We might only be two games into the season but Ancelotti’s side rank fifth for crosses attempted, fourth for completed crosses, and first for set-piece goals. Seamus Coleman and Lucas Digne are the most important players in this regard, although James Rodriguez and Allan have quickly taken to clipping balls towards Calvert-Lewin and Richarlison.
With two strikers rather than one, Everton often have an advantage in the penalty area at the back post, which is generally where Calvert-Lewin pops up while his striker partner distracts the central defenders.
It is a simple and traditional tactic, but one working superbly now there is more creative impetus in the starting 11.
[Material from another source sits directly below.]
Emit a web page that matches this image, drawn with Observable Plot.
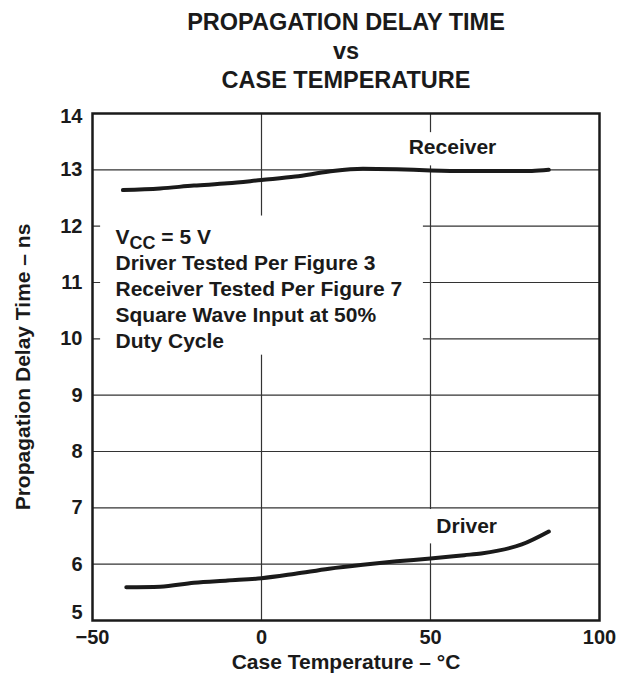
<!DOCTYPE html>
<html><head><meta charset="utf-8">
<script src="https://cdn.jsdelivr.net/npm/d3@7"></script>
<script src="https://cdn.jsdelivr.net/npm/@observablehq/plot@0.6"></script>
<style>body{margin:0;background:#fff} svg{display:block}</style>
</head><body><div id="chart"></div>
<script>
// Data
const receiverTemp = [-41, -30, -20, -10, 0, 10, 20, 30, 40, 50, 60, 70, 80, 85];
const receiverDelay = [12.64, 12.67, 12.72, 12.76, 12.82, 12.88, 12.97, 13.02, 13.01, 12.99, 12.98, 12.98, 12.98, 13.0];
const driverTemp = [-40, -30, -20, -10, 0, 10, 20, 30, 40, 50, 60, 65, 70, 77, 85];
const driverDelay = [5.59, 5.60, 5.67, 5.71, 5.75, 5.83, 5.92, 5.99, 6.05, 6.10, 6.16, 6.19, 6.24, 6.35, 6.58];
const xTicks = [-50, 0, 50, 100];
const yTicks = [5, 6, 7, 8, 9, 10, 11, 12, 13, 14];
const xGrid = [0, 50];
const yGrid = [6, 7, 8, 9, 10, 11, 12, 13];
const titleLines = ["PROPAGATION DELAY TIME", "vs", "CASE TEMPERATURE"];
const xLabel = "Case Temperature – °C";
const yLabel = "Propagation Delay Time – ns";
const noteLines = ["VCC = 5 V", "Driver Tested Per Figure 3", "Receiver Tested Per Figure 7", "Square Wave Input at 50%", "Duty Cycle"];
const seriesLabels = [{name: "Receiver", x: 56.5, y: 13.4}, {name: "Driver", x: 60.7, y: 6.67}];
const notePos = {x: -43.2, y: 12.02};
const maskBoxes = [
  {x1: -47.6, x2: 47.9, y1: 9.71, y2: 12.18},
  {x1: 42.6, x2: 70, y1: 13.07, y2: 13.66},
  {x1: 48.5, x2: 70.7, y1: 6.36, y2: 6.97}
];

const receiver = receiverTemp.map((t, i) => ({t, d: receiverDelay[i]}));
const driver = driverTemp.map((t, i) => ({t, d: driverDelay[i]}));
const ink = "#1a1a1a";
const font = "'Liberation Sans', Arial, Helvetica, sans-serif";
const tickStyle = {tickSize: 0, tickPadding: 10, fontSize: 20, fontWeight: "bold", label: null};

const chart = Plot.plot({
  width: 626, height: 684,
  marginLeft: 92, marginRight: 27, marginTop: 113, marginBottom: 64,
  style: {fontFamily: font, fontWeight: "bold", color: ink, background: "#fff", overflow: "visible"},
  x: {domain: [-50, 100]},
  y: {domain: [5, 14]},
  marks: [
    Plot.ruleX(xGrid, {stroke: "#333", strokeWidth: 1.2}),
    Plot.ruleY(yGrid, {stroke: "#333", strokeWidth: 1.2}),
    Plot.rect(maskBoxes, {x1: "x1", x2: "x2", y1: "y1", y2: "y2", fill: "white"}),
    Plot.line(receiver, {x: "t", y: "d", curve: "monotone-x", stroke: ink, strokeWidth: 4, strokeLinecap: "round"}),
    Plot.line(driver, {x: "t", y: "d", curve: "monotone-x", stroke: ink, strokeWidth: 4, strokeLinecap: "round"}),
    Plot.frame({stroke: ink, strokeWidth: 2.5}),
    Plot.axisX({ticks: xTicks, tickSize: 0, tickPadding: 9, fontSize: 20, fontWeight: "bold", label: null}),
    Plot.axisY({ticks: yTicks.filter(v => v !== 5 && v !== 14), ...tickStyle}),
    Plot.axisY({ticks: [5], ...tickStyle, dy: -8}),
    Plot.axisY({ticks: [14], ...tickStyle, dy: 3}),
    Plot.text([titleLines.join("\n")], {text: d => d, frameAnchor: "top", dy: -64, lineAnchor: "middle", lineHeight: 1.24, fontSize: 23.5, fontWeight: "bold"}),
    Plot.text([xLabel], {text: d => d, frameAnchor: "bottom", dy: 48.5, fontSize: 21, fontWeight: "bold"}),
    Plot.text([yLabel], {text: d => d, frameAnchor: "left", textAnchor: "middle", rotate: -90, dx: -69, fontSize: 21, fontWeight: "bold"}),
    Plot.text([noteLines.join("\n")], {text: d => d, x: () => notePos.x, y: () => notePos.y, textAnchor: "start", lineAnchor: "top", lineHeight: 1.243, fontSize: 21, fontWeight: "bold"}),
    Plot.text(seriesLabels, {x: "x", y: "y", text: "name", fontSize: 21, fontWeight: "bold"})
  ]
});
document.getElementById("chart").appendChild(chart);

// subscript "CC" in VCC
const NS = "http://www.w3.org/2000/svg";
chart.querySelectorAll("tspan, text").forEach(el => {
  if (el.childElementCount === 0 && el.textContent === "VCC = 5 V") {
    el.textContent = "V";
    const sub = document.createElementNS(NS, "tspan");
    sub.setAttribute("dy", "5");
    sub.setAttribute("font-size", "18");
    sub.textContent = "CC";
    const rest = document.createElementNS(NS, "tspan");
    rest.setAttribute("dy", "-5");
    rest.textContent = " = 5 V";
    el.appendChild(sub);
    el.appendChild(rest);
  }
});
</script>
</body></html>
Calvert-Lewin is only going to get better throughout the 2020-21 season, too, primarily because his newfound tendency to stay central and pop up in a poacher’s position is ideal for a playmaker like James Rodriguez.
His superb performances so far in an Everton shirt should not surprise anyone, and James will continue to dictate the tempo, drifting in off the flank into the No.10 position to create goalscoring opportunities for Calvert-Lewin.
Since breaking into the Everton team, the 23-year-old has never been given consistent service before. The closest the club have come to a true provider is Gylfi Sigurdsson, a No.10 whose output is greatly exaggerated by his set-piece speciality.
In James, Calvert-Lewin finally has someone to deliver high percentage chances.
Long before Ferguson took temporary charge or Ancelotti was handed the reins in December, Calvert-Lewin had shown some of the raw attributes needed to be a top-level striker.
His aerial prowess, now a well-known feature of his game, was always unusually good, but even more impressive was his tactical intelligence.
With a neat first touch, clever runs into the channels, and surprisingly good hold-up play for a forward who doesn’t necessarily look particularly strong, Calvert-Lewin was tidy – and perhaps a little too tidy.
What Ancelotti has done throughout 2020 is sharpen his edges, refining his game into that of a more stream-lined – and more ruthless – No.9.
It is no wonder Manchester United are interested. Calvert-Lewin looks set for the top of the game.